▶ [Work to be completed] Output the full listing below exactly as it reads, and skip anything that is a picture.

▶ [Source excerpt]
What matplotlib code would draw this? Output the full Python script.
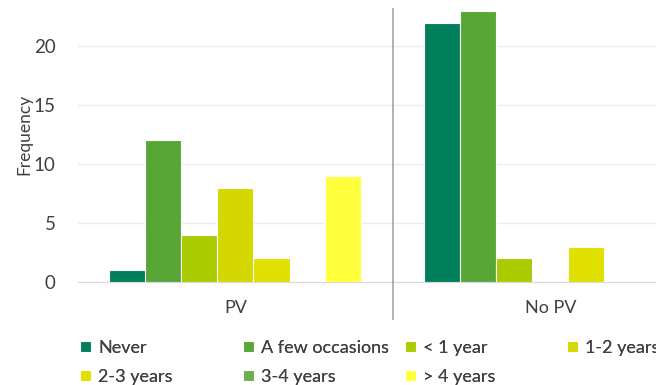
import numpy as np
import matplotlib.pyplot as plt
from matplotlib.lines import Line2D

plt.rcParams['font.family'] = ['Lato', 'DejaVu Sans']

groups = ['PV', 'No PV']
answers = ['Never', 'A few occasions', '< 1 year', '1-2 years',
           '2-3 years', '3-4 years', '> 4 years']
pv_counts = [1, 12, 4, 8, 2, 0, 9]
no_pv_counts = [22, 23, 2, 0, 3, 0, 0]
colors = ['#007f5c', '#58a636', '#a9cb00', '#d4d700',
          '#e0e000', '#6aaf4a', '#ffff3c']
yticks = [0, 5, 10, 15, 20]

W, H = 656, 385
fig = plt.figure(figsize=(W / 100, H / 100), dpi=100)
# plot area runs past the right edge, like the cropped export
left, right, top, bottom = 78, 708, 9, 282
ax = fig.add_axes([left / W, 1 - bottom / H, (right - left) / W, (bottom - top) / H])

x = np.arange(len(groups))
slot = 0.8 / len(answers)
handles = []
for i, name in enumerate(answers):
    vals = [pv_counts[i], no_pv_counts[i]]
    bars = ax.bar(x - 0.4 + slot * (i + 0.5), vals, width=slot, color=colors[i],
                  edgecolor='white', linewidth=0.8, label=name, zorder=3)
    handles.append(bars)

ax.set_xlim(-0.5, 1.5)
ax.set_ylim(0, 23.15)
ax.set_yticks(yticks)
ax.set_xticks(x)
ax.set_xticklabels(groups)
ax.grid(axis='y', color='#ececec', linewidth=1, zorder=0)
for s in ['top', 'right', 'left']:
    ax.spines[s].set_visible(False)
ax.spines['bottom'].set_color('#d9d9d9')
ax.tick_params(axis='both', length=0, colors='#404040')
ax.tick_params(axis='y', labelsize=13.5, pad=16)
ax.tick_params(axis='x', labelsize=13, pad=13)
ax.set_ylabel('Frequency', fontsize=12.5, color='#404040')
ax.yaxis.set_label_coords(-(left - 32) / (right - left), (bottom - 134) / (bottom - top))

# divider between the two categories, reaching below the axis
ax.add_line(Line2D([0.5, 0.5], [0, 1.0], transform=ax.get_xaxis_transform(),
                   color='#a6a6a6', linewidth=1.2, clip_on=False, zorder=4))
ax.add_line(Line2D([0.5, 0.5], [0, -37 / (bottom - top)], transform=ax.get_xaxis_transform(),
                   color='#a6a6a6', linewidth=1.2, clip_on=False, zorder=4))

# legend laid out row by row in four fixed-width columns
col_x = [71, 234, 396, 558]
for c in range(4):
    idx = [k for k in (c, c + 4) if k < len(answers)]
    leg = fig.legend([handles[k] for k in idx], [answers[k] for k in idx],
                     loc='upper left', bbox_to_anchor=(col_x[c] / W, 1 - 331 / H),
                     frameon=False, fontsize=13, handlelength=0.6, handleheight=0.6,
                     handletextpad=0.4, labelspacing=0.7, borderpad=0,
                     labelcolor='#404040')
    fig.add_artist(leg)

fig.savefig('out.png', dpi=100)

▶ [Answer for this exercise]
What matplotlib code would draw this? Output the full Python script.
import numpy as np
import matplotlib.pyplot as plt
from matplotlib.lines import Line2D

plt.rcParams['font.family'] = ['Lato', 'DejaVu Sans']

groups = ['PV', 'No PV']
answers = ['Never', 'A few occasions', '< 1 year', '1-2 years',
           '2-3 years', '3-4 years', '> 4 years']
pv_counts = [1, 12, 4, 8, 2, 0, 9]
no_pv_counts = [22, 23, 2, 0, 3, 0, 0]
colors = ['#007f5c', '#58a636', '#a9cb00', '#d4d700',
          '#e0e000', '#6aaf4a', '#ffff3c']
yticks = [0, 5, 10, 15, 20]

W, H = 656, 385
fig = plt.figure(figsize=(W / 100, H / 100), dpi=100)
# plot area runs past the right edge, like the cropped export
left, right, top, bottom = 78, 708, 9, 282
ax = fig.add_axes([left / W, 1 - bottom / H, (right - left) / W, (bottom - top) / H])

x = np.arange(len(groups))
slot = 0.8 / len(answers)
handles = []
for i, name in enumerate(answers):
    vals = [pv_counts[i], no_pv_counts[i]]
    bars = ax.bar(x - 0.4 + slot * (i + 0.5), vals, width=slot, color=colors[i],
                  edgecolor='white', linewidth=0.8, label=name, zorder=3)
    handles.append(bars)

ax.set_xlim(-0.5, 1.5)
ax.set_ylim(0, 23.15)
ax.set_yticks(yticks)
ax.set_xticks(x)
ax.set_xticklabels(groups)
ax.grid(axis='y', color='#ececec', linewidth=1, zorder=0)
for s in ['top', 'right', 'left']:
    ax.spines[s].set_visible(False)
ax.spines['bottom'].set_color('#d9d9d9')
ax.tick_params(axis='both', length=0, colors='#404040')
ax.tick_params(axis='y', labelsize=13.5, pad=16)
ax.tick_params(axis='x', labelsize=13, pad=13)
ax.set_ylabel('Frequency', fontsize=12.5, color='#404040')
ax.yaxis.set_label_coords(-(left - 32) / (right - left), (bottom - 134) / (bottom - top))

# divider between the two categories, reaching below the axis
ax.add_line(Line2D([0.5, 0.5], [0, 1.0], transform=ax.get_xaxis_transform(),
                   color='#a6a6a6', linewidth=1.2, clip_on=False, zorder=4))
ax.add_line(Line2D([0.5, 0.5], [0, -37 / (bottom - top)], transform=ax.get_xaxis_transform(),
                   color='#a6a6a6', linewidth=1.2, clip_on=False, zorder=4))

# legend laid out row by row in four fixed-width columns
col_x = [71, 234, 396, 558]
for c in range(4):
    idx = [k for k in (c, c + 4) if k < len(answers)]
    leg = fig.legend([handles[k] for k in idx], [answers[k] for k in idx],
                     loc='upper left', bbox_to_anchor=(col_x[c] / W, 1 - 331 / H),
                     frameon=False, fontsize=13, handlelength=0.6, handleheight=0.6,
                     handletextpad=0.4, labelspacing=0.7, borderpad=0,
                     labelcolor='#404040')
    fig.add_artist(leg)

fig.savefig('out.png', dpi=100)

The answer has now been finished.